═══ Supplied material

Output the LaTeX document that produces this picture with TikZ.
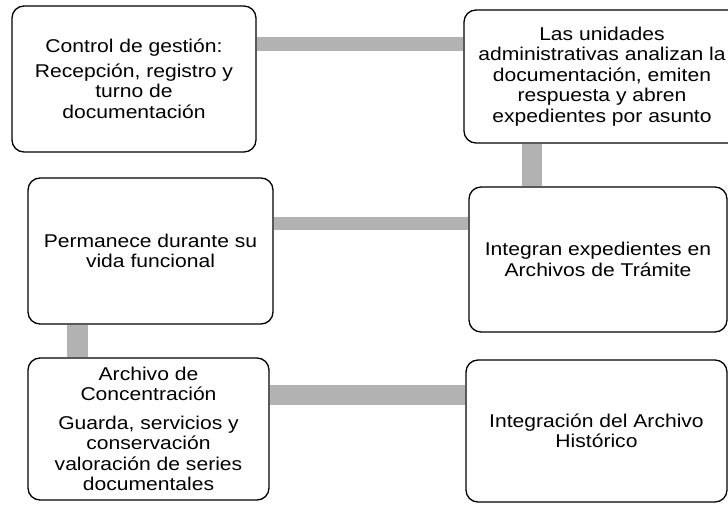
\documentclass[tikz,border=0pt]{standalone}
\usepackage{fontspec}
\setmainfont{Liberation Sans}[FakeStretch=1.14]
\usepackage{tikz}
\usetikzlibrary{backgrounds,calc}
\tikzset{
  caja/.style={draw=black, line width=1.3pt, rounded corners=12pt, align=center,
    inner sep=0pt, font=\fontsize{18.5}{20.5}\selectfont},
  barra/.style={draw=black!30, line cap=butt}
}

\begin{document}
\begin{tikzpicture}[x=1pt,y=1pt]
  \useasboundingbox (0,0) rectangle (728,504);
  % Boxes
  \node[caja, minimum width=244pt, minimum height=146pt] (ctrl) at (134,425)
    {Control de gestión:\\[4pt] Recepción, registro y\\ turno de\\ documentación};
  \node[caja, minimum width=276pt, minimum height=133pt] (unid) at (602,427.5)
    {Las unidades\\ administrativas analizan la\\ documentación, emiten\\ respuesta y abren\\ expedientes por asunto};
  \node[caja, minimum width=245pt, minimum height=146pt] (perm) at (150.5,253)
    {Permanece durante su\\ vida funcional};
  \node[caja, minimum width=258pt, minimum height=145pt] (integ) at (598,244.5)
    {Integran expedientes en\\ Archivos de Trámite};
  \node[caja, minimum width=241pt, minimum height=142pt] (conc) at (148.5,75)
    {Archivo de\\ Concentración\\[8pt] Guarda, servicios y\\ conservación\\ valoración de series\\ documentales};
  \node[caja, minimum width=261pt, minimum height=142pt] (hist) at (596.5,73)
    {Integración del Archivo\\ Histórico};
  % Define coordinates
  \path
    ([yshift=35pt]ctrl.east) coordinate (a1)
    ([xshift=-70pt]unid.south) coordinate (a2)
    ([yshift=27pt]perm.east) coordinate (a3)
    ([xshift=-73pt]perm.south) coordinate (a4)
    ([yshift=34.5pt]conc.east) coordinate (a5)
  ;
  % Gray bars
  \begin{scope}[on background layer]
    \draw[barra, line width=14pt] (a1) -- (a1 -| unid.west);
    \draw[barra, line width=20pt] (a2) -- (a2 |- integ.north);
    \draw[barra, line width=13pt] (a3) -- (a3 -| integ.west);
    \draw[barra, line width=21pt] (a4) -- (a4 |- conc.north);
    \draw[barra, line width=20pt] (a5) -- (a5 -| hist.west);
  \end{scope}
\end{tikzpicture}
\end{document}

══════

▶ What is needed: Return to the listing above and set it down exactly, leaving out its pictures.

▶ Finished task:
Output the LaTeX document that produces this picture with TikZ.
\documentclass[tikz,border=0pt]{standalone}
\usepackage{fontspec}
\setmainfont{Liberation Sans}[FakeStretch=1.14]
\usepackage{tikz}
\usetikzlibrary{backgrounds,calc}
\tikzset{
  caja/.style={draw=black, line width=1.3pt, rounded corners=12pt, align=center,
    inner sep=0pt, font=\fontsize{18.5}{20.5}\selectfont},
  barra/.style={draw=black!30, line cap=butt}
}

\begin{document}
\begin{tikzpicture}[x=1pt,y=1pt]
  \useasboundingbox (0,0) rectangle (728,504);
  % Boxes
  \node[caja, minimum width=244pt, minimum height=146pt] (ctrl) at (134,425)
    {Control de gestión:\\[4pt] Recepción, registro y\\ turno de\\ documentación};
  \node[caja, minimum width=276pt, minimum height=133pt] (unid) at (602,427.5)
    {Las unidades\\ administrativas analizan la\\ documentación, emiten\\ respuesta y abren\\ expedientes por asunto};
  \node[caja, minimum width=245pt, minimum height=146pt] (perm) at (150.5,253)
    {Permanece durante su\\ vida funcional};
  \node[caja, minimum width=258pt, minimum height=145pt] (integ) at (598,244.5)
    {Integran expedientes en\\ Archivos de Trámite};
  \node[caja, minimum width=241pt, minimum height=142pt] (conc) at (148.5,75)
    {Archivo de\\ Concentración\\[8pt] Guarda, servicios y\\ conservación\\ valoración de series\\ documentales};
  \node[caja, minimum width=261pt, minimum height=142pt] (hist) at (596.5,73)
    {Integración del Archivo\\ Histórico};
  % Define coordinates
  \path
    ([yshift=35pt]ctrl.east) coordinate (a1)
    ([xshift=-70pt]unid.south) coordinate (a2)
    ([yshift=27pt]perm.east) coordinate (a3)
    ([xshift=-73pt]perm.south) coordinate (a4)
    ([yshift=34.5pt]conc.east) coordinate (a5)
  ;
  % Gray bars
  \begin{scope}[on background layer]
    \draw[barra, line width=14pt] (a1) -- (a1 -| unid.west);
    \draw[barra, line width=20pt] (a2) -- (a2 |- integ.north);
    \draw[barra, line width=13pt] (a3) -- (a3 -| integ.west);
    \draw[barra, line width=21pt] (a4) -- (a4 |- conc.north);
    \draw[barra, line width=20pt] (a5) -- (a5 -| hist.west);
  \end{scope}
\end{tikzpicture}
\end{document}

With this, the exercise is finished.